Design is never entirely neutral. Infinite scroll did not emerge by accident. Beauty filters were not inevitable. Recommendation engines are deliberate constructions, informed by behavioural science and commercial incentives. That does not automatically render them harmful. But it does render them consequential.
Reports that internal child-safety and mental health concerns were overruled add a further dimension. Once risk is recognised, the calculus changes. Continuation becomes a conscious trade-off.
What makes this moment particularly interesting is that it does not stand alone.
Australia recently enacted legislation prohibiting social media access for children under 16, becoming the first country to take such a decisive step. The move was framed explicitly around mental health and developmental protection. It has since sparked similar conversations across Europe. France and Spain have advanced restrictions on younger users, the United Kingdom is actively debating comparable measures under its online safety framework, and policymakers in countries such as Denmark and Germany have signalled support for age-based limits. Even in Southeast Asia, discussions around tighter youth access controls are gaining momentum.

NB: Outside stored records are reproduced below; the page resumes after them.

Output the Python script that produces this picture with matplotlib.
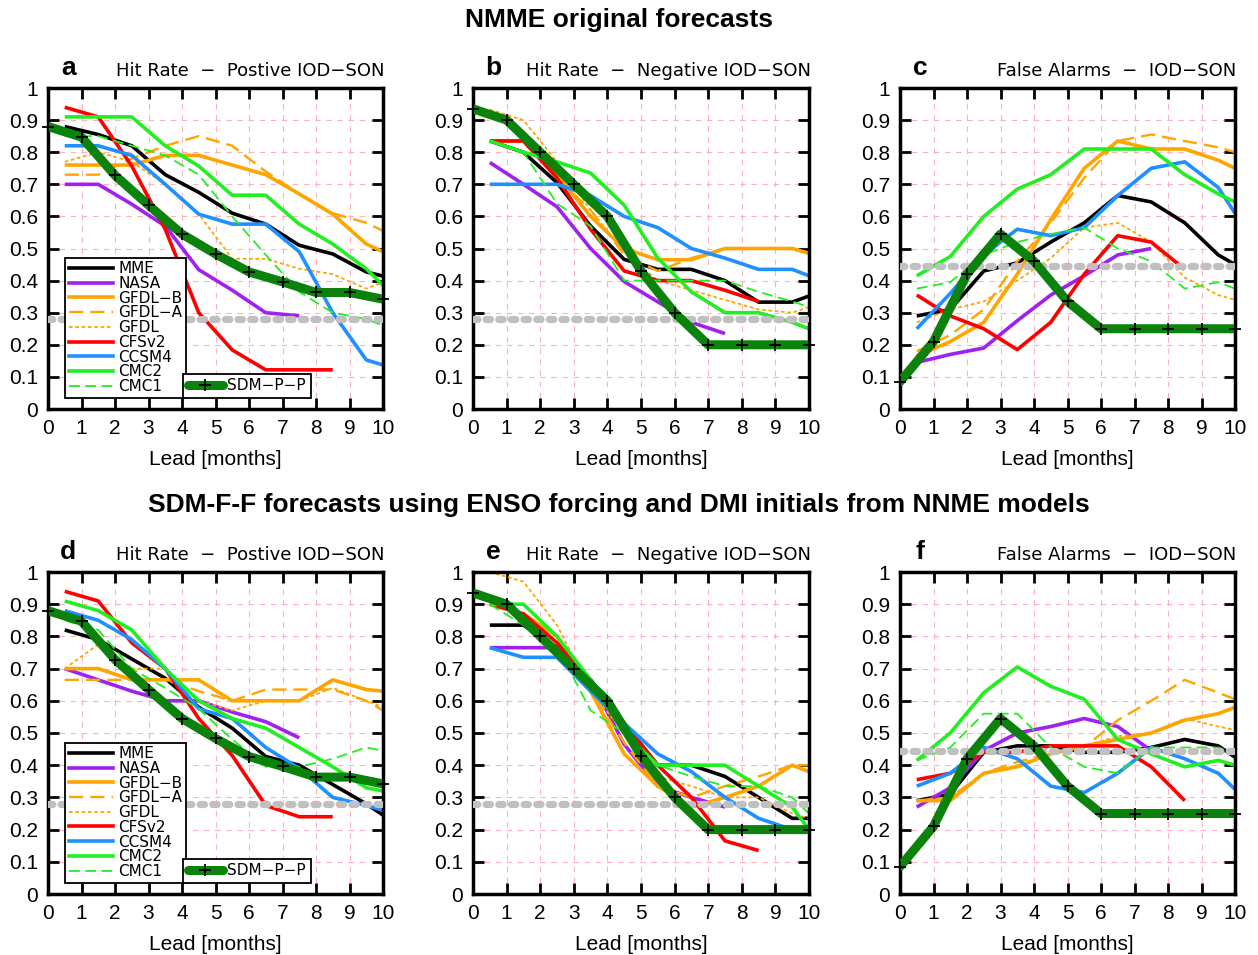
import matplotlib
matplotlib.use("Agg")
import matplotlib.pyplot as plt
from matplotlib.lines import Line2D

plt.rcParams['font.family'] = ['Liberation Sans', 'DejaVu Sans']

# lead times (months)
lead_nmme = [0.5, 1.5, 2.5, 3.5, 4.5, 5.5, 6.5, 7.5, 8.5, 9.5, 10.0]
lead_sdm = [0, 1, 2, 3, 4, 5, 6, 7, 8, 9, 10]

models = ['MME', 'NASA', 'GFDL-B', 'GFDL-A', 'GFDL', 'CFSv2', 'CCSM4', 'CMC2', 'CMC1']
legend_names = ['MME', 'NASA', 'GFDL−B', 'GFDL−A', 'GFDL', 'CFSv2', 'CCSM4', 'CMC2', 'CMC1']

# ---- panel a: hit rate, positive IOD (NMME original)
a_mme = [0.88, 0.855, 0.82, 0.73, 0.675, 0.61, 0.576, 0.51, 0.483, 0.427, 0.414]
a_nasa = [0.70, 0.70, 0.638, 0.57, 0.434, 0.37, 0.30, 0.29]
a_gfdlb = [0.76, 0.76, 0.76, 0.79, 0.79, 0.76, 0.73, 0.67, 0.607, 0.514, 0.49]
a_gfdla = [0.73, 0.73, 0.78, 0.82, 0.85, 0.82, 0.74, 0.67, 0.61, 0.58, 0.555]
a_gfdl = [0.77, 0.80, 0.77, 0.70, 0.607, 0.468, 0.468, 0.437, 0.42, 0.375, 0.395]
a_cfs = [0.94, 0.91, 0.757, 0.56, 0.30, 0.184, 0.122, 0.122, 0.122]
a_ccsm = [0.82, 0.82, 0.79, 0.70, 0.607, 0.576, 0.576, 0.49, 0.30, 0.153, 0.137]
a_cmc2 = [0.91, 0.91, 0.91, 0.82, 0.757, 0.666, 0.666, 0.576, 0.514, 0.437, 0.385]
a_cmc1 = [0.85, 0.85, 0.82, 0.79, 0.73, 0.60, 0.48, 0.365, 0.30, 0.28, 0.26]

# ---- panel b: hit rate, negative IOD (NMME original)
b_mme = [0.835, 0.80, 0.705, 0.57, 0.466, 0.435, 0.435, 0.40, 0.333, 0.333, 0.352]
b_nasa = [0.768, 0.70, 0.63, 0.50, 0.397, 0.334, 0.27, 0.235]
b_gfdlb = [0.835, 0.835, 0.73, 0.60, 0.50, 0.465, 0.465, 0.50, 0.50, 0.50, 0.485]
b_gfdla = [0.835, 0.835, 0.72, 0.62, 0.48, 0.43, 0.47, 0.50, 0.50, 0.50, 0.485]
b_gfdl = [0.933, 0.90, 0.77, 0.62, 0.49, 0.40, 0.37, 0.34, 0.31, 0.30, 0.318]
b_cfs = [0.835, 0.835, 0.72, 0.56, 0.43, 0.40, 0.40, 0.37, 0.335]
b_ccsm = [0.70, 0.70, 0.70, 0.665, 0.60, 0.565, 0.50, 0.47, 0.435, 0.435, 0.415]
b_cmc2 = [0.835, 0.80, 0.77, 0.735, 0.635, 0.47, 0.365, 0.30, 0.30, 0.27, 0.25]
b_cmc1 = [0.835, 0.80, 0.64, 0.57, 0.40, 0.40, 0.40, 0.40, 0.365, 0.335, 0.318]

# ---- panel c: false alarms (NMME original)
c_mme = [0.29, 0.31, 0.43, 0.455, 0.52, 0.58, 0.665, 0.645, 0.58, 0.48, 0.45]
c_nasa = [0.145, 0.17, 0.19, 0.275, 0.355, 0.415, 0.48, 0.50]
c_gfdlb = [0.165, 0.21, 0.27, 0.42, 0.59, 0.75, 0.835, 0.81, 0.81, 0.775, 0.75]
c_gfdla = [0.18, 0.23, 0.31, 0.46, 0.58, 0.72, 0.835, 0.855, 0.835, 0.815, 0.80]
c_gfdl = [0.27, 0.31, 0.335, 0.40, 0.47, 0.565, 0.58, 0.52, 0.41, 0.355, 0.34]
c_cfs = [0.355, 0.29, 0.25, 0.185, 0.27, 0.42, 0.54, 0.52, 0.435]
c_ccsm = [0.25, 0.36, 0.48, 0.56, 0.54, 0.565, 0.665, 0.75, 0.77, 0.69, 0.61]
c_cmc2 = [0.415, 0.475, 0.60, 0.685, 0.73, 0.81, 0.81, 0.81, 0.73, 0.67, 0.645]
c_cmc1 = [0.375, 0.395, 0.48, 0.52, 0.545, 0.565, 0.50, 0.46, 0.375, 0.395, 0.375]

# ---- panel d: hit rate, positive IOD (SDM-F-F)
d_mme = [0.82, 0.79, 0.73, 0.67, 0.58, 0.515, 0.427, 0.40, 0.34, 0.28, 0.245]
d_nasa = [0.70, 0.665, 0.63, 0.60, 0.60, 0.565, 0.535, 0.485]
d_gfdlb = [0.70, 0.70, 0.665, 0.665, 0.665, 0.60, 0.60, 0.60, 0.665, 0.635, 0.63]
d_gfdla = [0.665, 0.665, 0.665, 0.665, 0.63, 0.60, 0.635, 0.635, 0.635, 0.60, 0.57]
d_gfdl = [0.70, 0.775, 0.70, 0.70, 0.60, 0.57, 0.60, 0.60, 0.64, 0.60, 0.58]
d_cfs = [0.94, 0.91, 0.78, 0.70, 0.545, 0.43, 0.275, 0.24, 0.24]
d_ccsm = [0.88, 0.85, 0.79, 0.70, 0.575, 0.545, 0.455, 0.39, 0.30, 0.275, 0.26]
d_cmc2 = [0.91, 0.88, 0.82, 0.70, 0.60, 0.545, 0.515, 0.455, 0.395, 0.33, 0.32]
d_cmc1 = [0.85, 0.82, 0.70, 0.64, 0.575, 0.48, 0.395, 0.395, 0.42, 0.455, 0.445]

# ---- panel e: hit rate, negative IOD (SDM-F-F)
e_mme = [0.835, 0.835, 0.765, 0.665, 0.53, 0.40, 0.40, 0.365, 0.30, 0.235, 0.235]
e_nasa = [0.765, 0.765, 0.765, 0.665, 0.465, 0.335, 0.30, 0.27]
e_gfdlb = [0.90, 0.87, 0.80, 0.63, 0.435, 0.335, 0.27, 0.30, 0.335, 0.40, 0.38]
e_gfdla = [0.90, 0.87, 0.80, 0.63, 0.47, 0.335, 0.30, 0.335, 0.365, 0.40, 0.40]
e_gfdl = [1.0, 0.97, 0.835, 0.63, 0.50, 0.365, 0.335, 0.30, 0.30, 0.25, 0.235]
e_cfs = [0.90, 0.87, 0.78, 0.665, 0.53, 0.40, 0.30, 0.165, 0.135]
e_ccsm = [0.765, 0.735, 0.735, 0.63, 0.53, 0.435, 0.38, 0.30, 0.235, 0.20, 0.20]
e_cmc2 = [0.90, 0.90, 0.80, 0.665, 0.50, 0.40, 0.40, 0.40, 0.335, 0.27, 0.20]
e_cmc1 = [0.90, 0.835, 0.77, 0.57, 0.50, 0.40, 0.365, 0.335, 0.335, 0.30, 0.25]

# ---- panel f: false alarms (SDM-F-F)
f_mme = [0.29, 0.31, 0.44, 0.46, 0.46, 0.44, 0.44, 0.455, 0.48, 0.46, 0.425]
f_nasa = [0.27, 0.33, 0.445, 0.50, 0.52, 0.545, 0.52, 0.445]
f_gfdlb = [0.29, 0.29, 0.375, 0.395, 0.435, 0.46, 0.48, 0.50, 0.54, 0.56, 0.58]
f_gfdla = [0.29, 0.30, 0.375, 0.41, 0.435, 0.455, 0.54, 0.60, 0.665, 0.625, 0.605]
f_gfdl = [0.29, 0.30, 0.375, 0.40, 0.435, 0.46, 0.49, 0.50, 0.545, 0.52, 0.51]
f_cfs = [0.355, 0.375, 0.44, 0.44, 0.46, 0.46, 0.46, 0.395, 0.29]
f_ccsm = [0.335, 0.375, 0.455, 0.42, 0.335, 0.315, 0.375, 0.455, 0.42, 0.375, 0.325]
f_cmc2 = [0.415, 0.50, 0.625, 0.705, 0.645, 0.605, 0.48, 0.435, 0.395, 0.415, 0.40]
f_cmc1 = [0.415, 0.455, 0.56, 0.56, 0.455, 0.395, 0.375, 0.455, 0.455, 0.455, 0.435]

# statistical model SDM-P-P (same in both rows)
sdm_hit_pos = [0.88, 0.847, 0.728, 0.635, 0.545, 0.483, 0.427, 0.396, 0.363, 0.363, 0.342]
sdm_hit_neg = [0.935, 0.90, 0.80, 0.70, 0.60, 0.43, 0.30, 0.20, 0.20, 0.20, 0.20]
sdm_false = [0.085, 0.21, 0.42, 0.545, 0.46, 0.335, 0.25, 0.25, 0.25, 0.25, 0.25]

# climatological reference levels
clim_hit = 0.28
clim_false = 0.445

styles = {
    'MME':    dict(color='black', ls='-', lw=2.6),
    'NASA':   dict(color='#a020f0', ls='-', lw=2.6),
    'GFDL-B': dict(color='#ffa500', ls='-', lw=2.6),
    'GFDL-A': dict(color='#ffa500', ls=(0, (6, 3)), lw=1.7),
    'GFDL':   dict(color='#ffa500', ls=(0, (2, 1.5)), lw=1.3),
    'CFSv2':  dict(color='#ff0000', ls='-', lw=2.6),
    'CCSM4':  dict(color='#1e90ff', ls='-', lw=2.6),
    'CMC2':   dict(color='#22ee22', ls='-', lw=2.6),
    'CMC1':   dict(color='#22ee22', ls=(0, (6, 3)), lw=1.3),
}
sdm_color = '#0b820b'

panels = [
    ('a', 'Hit Rate  −  Postive IOD−SON', [a_mme, a_nasa, a_gfdlb, a_gfdla, a_gfdl, a_cfs, a_ccsm, a_cmc2, a_cmc1], sdm_hit_pos, clim_hit, True),
    ('b', 'Hit Rate  −  Negative IOD−SON', [b_mme, b_nasa, b_gfdlb, b_gfdla, b_gfdl, b_cfs, b_ccsm, b_cmc2, b_cmc1], sdm_hit_neg, clim_hit, False),
    ('c', 'False Alarms  −  IOD−SON', [c_mme, c_nasa, c_gfdlb, c_gfdla, c_gfdl, c_cfs, c_ccsm, c_cmc2, c_cmc1], sdm_false, clim_false, False),
    ('d', 'Hit Rate  −  Postive IOD−SON', [d_mme, d_nasa, d_gfdlb, d_gfdla, d_gfdl, d_cfs, d_ccsm, d_cmc2, d_cmc1], sdm_hit_pos, clim_hit, True),
    ('e', 'Hit Rate  −  Negative IOD−SON', [e_mme, e_nasa, e_gfdlb, e_gfdla, e_gfdl, e_cfs, e_ccsm, e_cmc2, e_cmc1], sdm_hit_neg, clim_hit, False),
    ('f', 'False Alarms  −  IOD−SON', [f_mme, f_nasa, f_gfdlb, f_gfdla, f_gfdl, f_cfs, f_ccsm, f_cmc2, f_cmc1], sdm_false, clim_false, False),
]

W, H = 1258, 955
fig = plt.figure(figsize=(W / 100, H / 100), dpi=100)

lefts = [48, 473, 900]
widths = [335, 336, 335]
tops = [88, 572]
heights = [321, 322]


def draw_panel(ax, letter, title, series, sdm, clim, with_legend):
    for m, vals in zip(models, series):
        ax.plot(lead_nmme[:len(vals)], vals, solid_capstyle='butt', **styles[m])
    # climatology level drawn as a chain of grey dots
    ax.plot([0, 10], [clim, clim], color='#c0c0c0', lw=5.2,
            ls=(0, (0.6, 1.15)), dash_capstyle='round', zorder=3)
    ax.plot(lead_sdm, sdm, color=sdm_color, lw=6.5, solid_capstyle='round',
            solid_joinstyle='round', zorder=4)
    ax.plot(lead_sdm, sdm, ls='none', marker='+', ms=8, mew=1.3,
            color='black', zorder=5, clip_on=False)

    ax.set_xlim(0, 10)
    ax.set_ylim(0, 1)
    ax.set_xticks(range(11))
    ax.set_yticks([i / 10 for i in range(11)])
    ax.set_yticklabels(['0'] + [f'0.{i}' for i in range(1, 10)] + ['1'])
    ax.grid(True, color='#ffb0c0', ls=(0, (5, 5)), lw=0.8)
    ax.set_axisbelow(True)
    ax.tick_params(direction='in', length=8, width=2, labelsize=15,
                   top=True, right=True, pad=7)
    for s in ax.spines.values():
        s.set_linewidth(2.5)
    ax.set_xlabel('Lead [months]', fontsize=15, labelpad=9)

    ax.text(0.06, 1.025, letter, transform=ax.transAxes, fontsize=19,
            fontweight='bold', ha='center', va='bottom')
    ax.text(1.005, 1.025, title, transform=ax.transAxes, fontsize=13,
            family='DejaVu Sans', ha='right', va='bottom')

    if with_legend:
        lp = {'family': 'DejaVu Sans', 'size': 11}
        handles = [Line2D([], [], **styles[m]) for m in models]
        leg = ax.legend(handles, legend_names, loc='lower left',
                        bbox_to_anchor=(0.05, 0.035), prop=lp,
                        labelspacing=-0.02, handlelength=2.9,
                        handletextpad=0.35, borderpad=0.25, borderaxespad=0,
                        fancybox=False, edgecolor='black', framealpha=1)
        leg.get_frame().set_linewidth(1.3)
        ax.add_artist(leg)
        sdm_h = Line2D([], [], color=sdm_color, lw=6.5, marker='+',
                       mec='black', ms=8, mew=1.3, markevery=[1],
                       solid_capstyle='round')
        leg2 = ax.legend([sdm_h], ['SDM−P−P'], loc='lower left',
                         bbox_to_anchor=(0.403, 0.035), prop=lp,
                         handlelength=2.3, handletextpad=0.3, borderpad=0.3,
                         borderaxespad=0, fancybox=False, edgecolor='black',
                         framealpha=1)
        leg2.get_frame().set_linewidth(1.3)


for k, (letter, title, series, sdm, clim, with_legend) in enumerate(panels):
    row, col = divmod(k, 3)
    rect = [lefts[col] / W, 1 - (tops[row] + heights[row]) / H,
            widths[col] / W, heights[row] / H]
    ax = fig.add_axes(rect)
    draw_panel(ax, letter, title, series, sdm, clim, with_legend)

fig.text(0.492, 1 - 20 / H, 'NMME original forecasts', fontsize=19,
         fontweight='bold', ha='center', va='center')
fig.text(0.492, 1 - 505 / H,
         'SDM-F-F forecasts using ENSO forcing and DMI initials from NNME models',
         fontsize=19, fontweight='bold', ha='center', va='center')

fig.savefig('out.png', dpi=100)
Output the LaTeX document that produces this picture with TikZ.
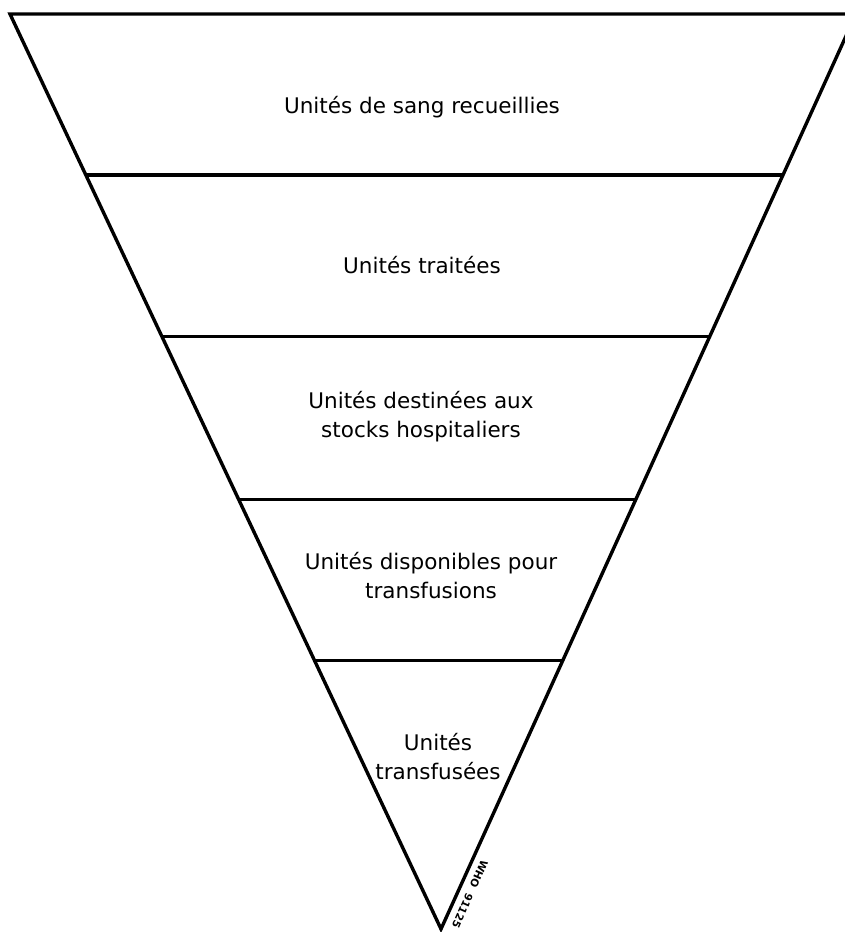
\documentclass[tikz,border=0pt]{standalone}
\usepackage{fontspec}
\setmainfont{DejaVu Sans}
\usetikzlibrary{calc,positioning}
\tikzset{
  funnel/.style={line width=3.4pt, line join=miter},
  divider/.style={line width=3.1pt},
  stagetext/.style={align=center, font=\fontsize{21.5}{29}\selectfont, inner sep=0pt},
  reftext/.style={font=\bfseries\fontsize{10.5}{12}\selectfont, inner sep=0pt}
}

\begin{document}
\begin{tikzpicture}[x=1pt, y=-1pt]
\useasboundingbox (0,0) rectangle (845,932);
\clip (0,0) rectangle (845,932);

% corners of the funnel
\coordinate (tl) at (10,14);
\coordinate (tr) at (856,14);
\coordinate (apex) at (441,929);

\draw[funnel] (tl) -- (tr) -- (apex) -- cycle;

% horizontal dividers
\foreach \t [count=\i] in {0.176,0.352,0.531,0.707}{
  \coordinate (l\i) at ($(tl)!\t!(apex)$);
  \coordinate (r\i) at ($(tr)!\t!(apex)$);
  \draw[divider] (l\i) -- (r\i);
}

\node[stagetext] (collected) at (422,107) {Unités de sang recueillies};
\node[stagetext] (processed) at (422,265) {Unités traitées};
\node[stagetext] (stocks) at (421,417) {Unités destinées aux\\stocks hospitaliers};
\node[stagetext] (available) at (431,576) {Unités disponibles pour\\transfusions};
\node[stagetext] (transfused) at (438,757) {Unités\\transfusées};

\node[reftext, rotate=-114] (whoref) at (470,894) {WHO~~91125};
\end{tikzpicture}
\end{document}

This is no longer a fringe concern. It is becoming policy.
The Zuckerberg trial therefore feels less like an isolated dispute and more like a visible inflection point. Society appears to be recalibrating its expectations of those who design digital environments.
And this is where the conversation extends beyond social media.
If relatively simple engagement algorithms could influence self-perception and emotional regulation, what of the AI systems now emerging — systems that recommend, predict, classify, and increasingly advise? The scale of influence will only deepen.
The essential question is no longer whether technology delivers value. It is whether influence is matched by stewardship.
Founders have long been celebrated as innovators. Increasingly, they are being regarded as custodians of psychological and social ecosystems. That is a more demanding role.
Innovation will continue. It always does. But credibility, in this next phase, may belong not merely to those who build the most compelling systems, but to those who demonstrate discernment in how they are built — and restraint in how they are deployed.
And that is the real significance of seeing a founder in a courtroom. It signals that influence, once admired almost uncritically, is now expected to answer for itself.